Seeking Staff Buy In? Ask the Right Questions!

One of the questions I am most frequently asked when working with schools across the province centers around visionary and change leadership and that is, “How do I obtain staff buy in”?

I have spent a lot of time reflecting on this question through my leadership experiences and the lessons I have learned as principal in two different schools. I’ve come to a realization that the issue isn’t in relation to is related to a fundamental problem with the question!

“Buy in” is not something that you can obtain. It is not collectively given as a staff at the onset. In the big picture, having whole staff buy in is not required at the onset to move forward with change initiatives and is largely an unrealistic expectation to set as a leader. Change takes time, with different phases of adoption that need to be recognized (for more on this idea, see Diffusion of Innovation theory, developed by Rodgers in 1962)

The question we should be asking is how do I, as a leader, or we, as a leadership team, establish the conditions that allow an innovation to be introduced, reflected upon, experimented with, and refined through an iterative cycle, with multiple entry points for different staff team members at different points in the journey. This is a question that requires us to move beyond the presenting issue itself to examining the relationships we have fostered and our school culture as a whole. We must intentionally and mindfully set the stage for change to flourish:


Building trusting and authentic relationships with and among staff is critical. Honoring that our work is ever changing and complex is vital. We also need to step back to recognize that the pressures teachers are under to adapt are tremendous. The relationships we establish go a long way in developing a healthy and highly efficacious environment.

Some considerations for leaders:

  • Appreciate where teachers are in their knowledge and experience and be mindful of the pace of change implementation. Find opportunities to recognize the knowledge and experience of the team and individuals within it.
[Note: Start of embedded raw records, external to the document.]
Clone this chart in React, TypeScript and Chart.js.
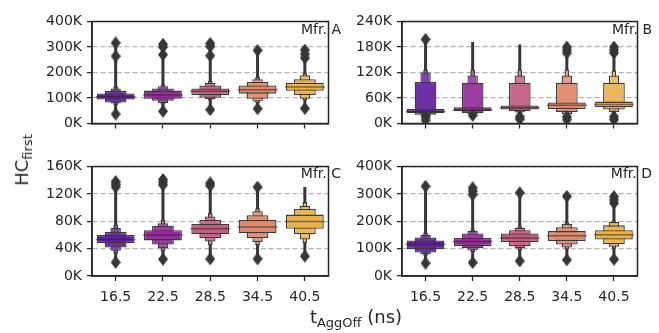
import React, { useEffect, useRef } from "react";
import { Chart, registerables } from "chart.js";
Chart.register(...registerables);

// ---------- data (values in thousands) ----------
const categories = ["16.5", "22.5", "28.5", "34.5", "40.5"];
const palette = ["#621ea0", "#962c99", "#c25d82", "#df8a6c", "#e9b24f"];

// letter-value boxes per category: [lo, hi] from innermost (IQR) outwards
const mfrA_levels = [
  [[94, 118], [82, 128], [78, 137], [72, 145]],
  [[97, 129], [89, 137], [80, 146], [74, 153]],
  [[112, 137], [101, 149], [95, 160], [90, 167]],
  [[117, 149], [97, 163], [86, 174], [80, 182]],
  [[128, 160], [112, 174], [97, 189], [90, 197]],
];
const mfrA_medians = [105, 112, 126, 132, 143];
const mfrA_whiskers = [[37, 316], [48, 311], [54, 314], [58, 287], [59, 288]];
const mfrA_outliers = [[316, 264, 37], [311, 300, 270, 48], [314, 302, 266, 54], [287, 58], [288, 272, 257, 59]];

const mfrB_levels = [
  [[24, 34], [20.6, 97.5], [17, 120], [14, 127]],
  [[29, 38], [24, 96], [22, 113], [20, 127]],
  [[33, 42.5], [29, 96], [26, 113], [23, 127]],
  [[34, 49.5], [27, 96], [22, 113], [18, 127]],
  [[38, 51.5], [33, 96], [27, 113], [22, 125]],
];
const mfrB_medians = [28.5, 32, 37, 43, 45];
const mfrB_whiskers = [[3, 198], [17, 192], [7, 186], [4, 186], [5, 186]];
const mfrB_outliers = [[198, 15, 8], [19], [16, 10], [180, 173, 166, 16, 9], [180, 173, 166, 16, 9]];

const mfrC_levels = [
  [[48, 60], [41.5, 64.5], [37, 70], [33, 75]],
  [[52, 67], [46, 73.5], [40.5, 77], [36, 82]],
  [[61, 76], [55, 82], [50.5, 87], [45, 92]],
  [[62.5, 82], [55, 88.7], [49.7, 94.7], [45, 99]],
  [[69, 89.7], [61, 98], [53.4, 102.5], [48, 108]],
];
const mfrC_medians = [53.5, 60, 69, 71.7, 79.6];
const mfrC_whiskers = [[20, 138], [24.5, 141], [25, 136], [25, 130], [29, 130]];
const mfrC_outliers = [[138, 134, 130, 20], [141, 137, 133, 24.5], [136, 132, 25], [130, 25], [29]];

const mfrD_levels = [
  [[98, 130], [86, 141], [80, 151], [74, 158]],
  [[109, 139], [101, 155], [93, 164], [87, 170]],
  [[124, 155], [109, 167], [101, 176], [95, 182]],
  [[128, 164], [115, 178], [104, 190], [97, 196]],
  [[133, 167], [116, 185], [107, 197], [100, 203]],
];
const mfrD_medians = [116, 126, 139, 147, 151];
const mfrD_whiskers = [[47, 328], [49, 322], [55, 304], [59, 291], [61, 290]];
const mfrD_outliers = [[328, 47], [322, 310, 297, 49], [304, 55], [291, 59], [290, 278, 266, 61]];

const yMaxes = [400, 240, 160, 400];
const ySteps = [100, 60, 40, 100];
const panelLabels = ["Mfr. A", "Mfr. B", "Mfr. C", "Mfr. D"];

// ---------- styling ----------
const FONT = "'DejaVu Sans', Verdana, sans-serif";
const INK = "#262626";
const EDGE = "#3a3a3a";
const levelWidths = [0.8, 0.46, 0.22, 0.1];
const levelLighten = [0, 0.07, 0.17, 0.3];

function lighten(hex: string, t: number) {
  const n = parseInt(hex.slice(1), 16);
  const r = (n >> 16) & 255, g = (n >> 8) & 255, b = n & 255;
  const m = (c: number) => Math.round(c + (255 - c) * t);
  return `rgb(${m(r)},${m(g)},${m(b)})`;
}

function makeDiamond() {
  const c = document.createElement("canvas");
  c.width = 10;
  c.height = 13;
  const g = c.getContext("2d")!;
  g.fillStyle = "#363636";
  g.beginPath();
  g.moveTo(5, 0);
  g.lineTo(10, 6.5);
  g.lineTo(5, 13);
  g.lineTo(0, 6.5);
  g.closePath();
  g.fill();
  return c;
}

const framePlugin = {
  id: "frame",
  afterDraw(chart: any) {
    const { ctx, chartArea } = chart;
    const { left, top, right, bottom } = chartArea;
    ctx.save();
    ctx.setLineDash([]);
    ctx.strokeStyle = INK;
    ctx.lineWidth = 1.5;
    ctx.strokeRect(left, top, right - left, bottom - top);
    ctx.restore();
  },
};

type PanelProps = {
  idx: number;
  levels: number[][][];
  medians: number[];
  whiskers: number[][];
  outliers: number[][];
  left: number;
  top: number;
  width: number;
  height: number;
  axisW: number;
  padTop: number;
  padRight: number;
  xAxisH: number;
  showX: boolean;
};

function Panel(p: PanelProps) {
  const ref = useRef<HTMLCanvasElement>(null);
  useEffect(() => {
    const diamond = makeDiamond();
    const datasets: any[] = [];
    const outPts: any[] = [];
    p.outliers.forEach((arr, i) => arr.forEach((v) => outPts.push({ x: categories[i], y: v })));
    datasets.push({
      type: "line",
      data: outPts,
      showLine: false,
      pointStyle: diamond,
      pointRadius: 6,
      pointHoverRadius: 6,
    });
    datasets.push({
      type: "line",
      data: p.medians,
      showLine: false,
      pointStyle: "line",
      pointRadius: 20,
      pointHoverRadius: 20,
      pointBorderWidth: 1.5,
      pointBorderColor: "rgba(38,38,38,0.55)",
      borderColor: "rgba(38,38,38,0.55)",
    });
    for (let k = 0; k < levelWidths.length; k++) {
      datasets.push({
        type: "bar",
        data: p.levels.map((c) => c[k]),
        grouped: false,
        categoryPercentage: 1,
        barPercentage: levelWidths[k],
        backgroundColor: palette.map((c) => lighten(c, levelLighten[k])),
        borderColor: EDGE,
        borderWidth: 1.3,
        borderSkipped: false,
      });
    }
    datasets.push({
      type: "bar",
      data: p.whiskers,
      grouped: false,
      categoryPercentage: 1,
      barPercentage: 0.1,
      maxBarThickness: 3,
      backgroundColor: "#363636",
      borderWidth: 0,
    });

    const chart = new Chart(ref.current!, {
      type: "bar",
      data: { labels: categories, datasets },
      options: {
        animation: false,
        responsive: false,
        events: [],
        layout: { padding: { top: p.padTop, right: p.padRight, left: 0, bottom: 0 } },
        plugins: { legend: { display: false }, tooltip: { enabled: false } },
        scales: {
          x: {
            type: "category",
            offset: true,
            afterFit: (s: any) => {
              s.height = p.xAxisH;
            },
            grid: {
              display: true,
              drawOnChartArea: false,
              drawTicks: true,
              tickLength: 5,
              tickWidth: 1.3,
              tickColor: INK,
              offset: false,
            },
            border: { display: true, color: INK, width: 1.5 },
            ticks: {
              display: p.showX,
              color: INK,
              font: { family: FONT, size: 14 },
              padding: 8,
              maxRotation: 0,
            },
          },
          y: {
            type: "linear",
            min: 0,
            max: yMaxes[p.idx],
            afterFit: (s: any) => {
              s.width = p.axisW;
            },
            ticks: {
              stepSize: ySteps[p.idx],
              color: INK,
              font: { family: FONT, size: 14 },
              padding: 5,
              callback: (v: any) => `${v}K`,
            },
            grid: {
              color: "#b3b3b3",
              lineWidth: 1.2,
              drawTicks: true,
              tickLength: 5,
              tickWidth: 1.3,
              tickColor: INK,
              tickBorderDash: [],
              borderDash: [5, 3],
            },
            border: { display: true, color: INK, width: 1.5, dash: [5, 3] },
          },
        },
      } as any,
      plugins: [framePlugin],
    });
    return () => chart.destroy();
  }, []);
  return (
    <canvas
      ref={ref}
      width={p.width}
      height={p.height}
      style={{ position: "absolute", left: p.left, top: p.top, width: p.width, height: p.height }}
    />
  );
}

const labelStyle = (right: number, top: number): React.CSSProperties => ({
  position: "absolute",
  right,
  top,
  fontFamily: FONT,
  fontSize: 14,
  lineHeight: "14px",
  color: INK,
  whiteSpace: "nowrap",
});

export default function App() {
  return (
    <div
      style={{
        position: "fixed",
        left: 0,
        top: 0,
        width: 659,
        height: 333,
        background: "#fff",
        overflow: "hidden",
      }}
    >
      <Panel idx={0} levels={mfrA_levels} medians={mfrA_medians} whiskers={mfrA_whiskers} outliers={mfrA_outliers}
        left={0} top={0} width={350} height={145} axisW={92} padTop={17} padRight={7} xAxisH={12} showX={false} />
      <Panel idx={1} levels={mfrB_levels} medians={mfrB_medians} whiskers={mfrB_whiskers} outliers={mfrB_outliers}
        left={350} top={0} width={309} height={145} axisW={52} padTop={17} padRight={6} xAxisH={12} showX={false} />
      <Panel idx={2} levels={mfrC_levels} medians={mfrC_medians} whiskers={mfrC_whiskers} outliers={mfrC_outliers}
        left={0} top={145} width={350} height={188} axisW={92} padTop={15} padRight={7} xAxisH={57} showX={true} />
      <Panel idx={3} levels={mfrD_levels} medians={mfrD_medians} whiskers={mfrD_whiskers} outliers={mfrD_outliers}
        left={350} top={145} width={309} height={188} axisW={52} padTop={15} padRight={6} xAxisH={57} showX={true} />

      <div style={labelStyle(659 - 341, 22)}>{panelLabels[0]}</div>
      <div style={labelStyle(659 - 652, 22)}>{panelLabels[1]}</div>
      <div style={labelStyle(659 - 341, 166)}>{panelLabels[2]}</div>
      <div style={labelStyle(659 - 652, 166)}>{panelLabels[3]}</div>

      <div
        style={{
          position: "absolute",
          left: 25,
          top: 160,
          transform: "translate(-50%, -50%) rotate(-90deg)",
          fontFamily: FONT,
          fontSize: 18,
          lineHeight: "20px",
          color: INK,
          whiteSpace: "nowrap",
        }}
      >
        HC<sub style={{ fontSize: 13, verticalAlign: "-4px" }}>first</sub>
      </div>
      <div
        style={{
          position: "absolute",
          left: 356,
          top: 320,
          transform: "translate(-50%, -50%)",
          fontFamily: FONT,
          fontSize: 18,
          lineHeight: "20px",
          color: INK,
          whiteSpace: "nowrap",
        }}
      >
        t<sub style={{ fontSize: 13, verticalAlign: "-4px" }}>AggOff</sub> (ns)
      </div>
    </div>
  );
}
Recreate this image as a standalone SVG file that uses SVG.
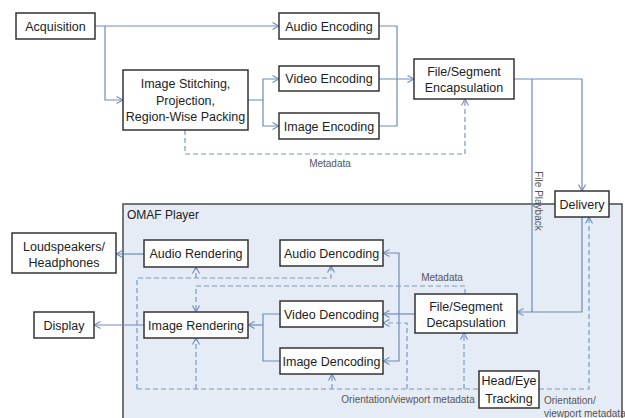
<svg xmlns="http://www.w3.org/2000/svg" width="625" height="418" viewBox="0 0 625 418">
  <style>
    .box { fill: #ffffff; stroke: #333333; stroke-width: 1.5; }
    .lbl { font-family: "Liberation Sans", Arial, sans-serif; font-size: 12.5px; fill: #222222; text-anchor: middle; }
    .small { font-family: "Liberation Sans", Arial, sans-serif; font-size: 10px; fill: #555555; }
    .solid { fill: none; stroke: #6d8cb8; stroke-width: 1.2; }
    .dash { fill: none; stroke: #7b99c0; stroke-width: 1.2; stroke-dasharray: 5 3; }
  </style>
  <defs>
    <marker id="arr" viewBox="0 0 8 8" refX="7.5" refY="4" markerWidth="8" markerHeight="8" markerUnits="userSpaceOnUse" orient="auto-start-reverse">
      <path d="M1,0.5 L7.5,4 L1,7.5" fill="none" stroke="#6d8cb8" stroke-width="1.1"/>
    </marker>
  </defs>

  <rect width="625" height="418" fill="#ffffff"/>

  <!-- player region -->
  <g id="omaf-player">
    <rect x="123" y="204" width="499" height="220" fill="#e6ecf6" stroke="#555555" stroke-width="1.6"/>
    <text x="127" y="219" font-family="Liberation Sans, Arial, sans-serif" font-size="12" fill="#222222">OMAF Player</text>
  </g>

  <!-- connectors -->
  <g id="connectors">
    <!-- content preparation -->
    <path class="solid" d="M95,26 H279" marker-end="url(#arr)"/>
    <path class="solid" d="M105,26 V100 H123" marker-end="url(#arr)"/>
    <path class="solid" d="M248,100 H263 V79 H279" marker-end="url(#arr)"/>
    <path class="solid" d="M263,100 V126 H279" marker-end="url(#arr)"/>
    <path class="solid" d="M379,26 H397 V126 H379"/>
    <path class="solid" d="M379,79 H414" marker-end="url(#arr)"/>
    <path class="dash" d="M185,130 V154 H465 V99" marker-end="url(#arr)"/>
    <path class="solid" d="M514,79 H582 V191" marker-end="url(#arr)"/>
    <path class="solid" d="M532,79 V312"/>
    <path class="solid" d="M582,217 V312 H517" marker-end="url(#arr)"/>

    <!-- player -->
    <path class="solid" d="M415,314 H383" marker-end="url(#arr)"/>
    <path class="solid" d="M383,253 H399 V361 H383" marker-start="url(#arr)" marker-end="url(#arr)"/>
    <path class="solid" d="M280,314 H263 V361 H280"/>
    <path class="solid" d="M263,325 H248" marker-end="url(#arr)"/>
    <path class="solid" d="M144,254 H116" marker-end="url(#arr)"/>
    <path class="solid" d="M144,325 H94" marker-end="url(#arr)"/>

    <path class="dash" d="M465,294 V286 H196 V312" marker-end="url(#arr)"/>
    <path class="dash" d="M137,389 V278 H331 V266" marker-end="url(#arr)"/>
    <path class="dash" d="M196,278 V267" marker-end="url(#arr)"/>
    <path class="dash" d="M137,389 H479"/>
    <path class="dash" d="M196,389 V338" marker-end="url(#arr)"/>
    <path class="dash" d="M332,389 V374" marker-end="url(#arr)"/>
    <path class="dash" d="M407,389 V323 H383" marker-end="url(#arr)"/>
    <path class="dash" d="M464,389 V333" marker-end="url(#arr)"/>
    <path class="dash" d="M539,389 H589 V217" marker-end="url(#arr)"/>

    <text class="small" x="330" y="167" text-anchor="middle">Metadata</text>
    <text class="small" x="442" y="281" text-anchor="middle">Metadata</text>
    <text class="small" x="408" y="403" text-anchor="middle" font-size="9.5">Orientation/viewport metadata</text>
    <text class="small" x="544" y="404">Orientation/</text>
    <text class="small" x="544" y="417">viewport metadata</text>
    <text class="small" x="535" y="201" text-anchor="middle" transform="rotate(90 535 201)" font-size="11" fill="#333333">File Playback</text>
  </g>

  <!-- nodes -->
  <g id="acquisition">
    <rect class="box" x="16" y="13" width="79" height="26"/>
    <text class="lbl" x="55.5" y="30.5">Acquisition</text>
  </g>
  <g id="stitching">
    <rect class="box" x="123" y="70" width="125" height="60"/>
    <text class="lbl" x="185.5" y="88">Image Stitching,</text>
    <text class="lbl" x="185.5" y="104.5">Projection,</text>
    <text class="lbl" x="185.5" y="121">Region-Wise Packing</text>
  </g>
  <g id="audio-encoding">
    <rect class="box" x="279" y="13" width="100" height="26"/>
    <text class="lbl" x="329" y="30.5">Audio Encoding</text>
  </g>
  <g id="video-encoding">
    <rect class="box" x="279" y="66" width="100" height="25"/>
    <text class="lbl" x="329" y="83">Video Encoding</text>
  </g>
  <g id="image-encoding">
    <rect class="box" x="279" y="113" width="100" height="26"/>
    <text class="lbl" x="329" y="130.5">Image Encoding</text>
  </g>
  <g id="encapsulation">
    <rect class="box" x="414" y="59" width="100" height="40"/>
    <text class="lbl" x="464" y="75.5">File/Segment</text>
    <text class="lbl" x="464" y="92">Encapsulation</text>
  </g>
  <g id="delivery">
    <rect class="box" x="555" y="191" width="54" height="26"/>
    <text class="lbl" x="582" y="208.5">Delivery</text>
  </g>
  <g id="loudspeakers">
    <rect class="box" x="12" y="233" width="104" height="40"/>
    <text class="lbl" x="64" y="250.5">Loudspeakers/</text>
    <text class="lbl" x="64" y="266.5">Headphones</text>
  </g>
  <g id="audio-rendering">
    <rect class="box" x="144" y="240" width="104" height="27"/>
    <text class="lbl" x="196" y="258">Audio Rendering</text>
  </g>
  <g id="audio-decoding">
    <rect class="box" x="280" y="240" width="103" height="26"/>
    <text class="lbl" x="331.5" y="257.5">Audio Dencoding</text>
  </g>
  <g id="video-decoding">
    <rect class="box" x="280" y="301" width="103" height="26"/>
    <text class="lbl" x="331.5" y="318.5">Video Dencoding</text>
  </g>
  <g id="image-decoding">
    <rect class="box" x="280" y="348" width="103" height="26"/>
    <text class="lbl" x="331.5" y="365.5">Image Dencoding</text>
  </g>
  <g id="decapsulation">
    <rect class="box" x="415" y="294" width="102" height="39"/>
    <text class="lbl" x="466" y="310.5">File/Segment</text>
    <text class="lbl" x="466" y="327">Decapsulation</text>
  </g>
  <g id="display">
    <rect class="box" x="34" y="312" width="60" height="26"/>
    <text class="lbl" x="64" y="329.5">Display</text>
  </g>
  <g id="image-rendering">
    <rect class="box" x="144" y="312" width="104" height="26"/>
    <text class="lbl" x="196" y="329.5">Image Rendering</text>
  </g>
  <g id="head-eye-tracking">
    <rect class="box" x="479" y="371" width="60" height="37"/>
    <text class="lbl" x="509" y="384.5">Head/Eye</text>
    <text class="lbl" x="509" y="402.5">Tracking</text>
  </g>
</svg>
Remind your team members that it’s okay to be at different stages of implementation personally - we don’t all need to be early adopters!
  • When the leadership team is involved and keeps their finger on the pulse of what is happening in their culture, they gain an understanding of when to push change and when and where to provide additional support so we differentiate for change. Be part of the change, not just speaking to it from afar. Knowing that “we’re all in this together” goes a long way in establishing trust and credibility.
  • Spend the time to listen to staff and to ask intentional questions that provoke and guide thinking.Listening and asking questions are critically important for the leader, to help the team arrive and know that it’s safe to ask questions at any point along the journey.


Shifting the culture from a one and done “buy in” mindset to a culture in which we collectively determine our students needs through discussion, failing forward and learning by doing is critical. As leaders, have we communicated the level of urgency surrounding those needs? Determining the supporting structures and frameworks throughout the process is key in establishing a learning culture.

Some considerations for leaders:

  • Welcome and encourage thought provoking discussions. Create the intentional space for these discussions to happen in a variety of structures.
  • Regularly examine practice. This can be accomplished through pertinent book studies; articles; or quotes that get to the heart of the work you are trying to accomplish. It can be an effective way to establish the moral imperative or the why connected to our ever-evolving work.
  • Make asking questions that challenge our way of thinking and performing a part of your practice. Continually infuse questions for consideration and discussion to normalize the practice of reflection and debate.
  • Tie in a professional learning component with guiding questions into your meetings with staff .
  • Connect cultural expectations into your meeting norms and your vision and mission.

When relationships and culture are such that we trust one another and depend on one another’s expertise, we create a system in which we look at evidence through a visionary lense and plan for necessary change in a meaningful way. Buy in becomes a moot point when decisions are made in a collective manner, through thoughtful process and with an understanding of how real change happens in a learning organization.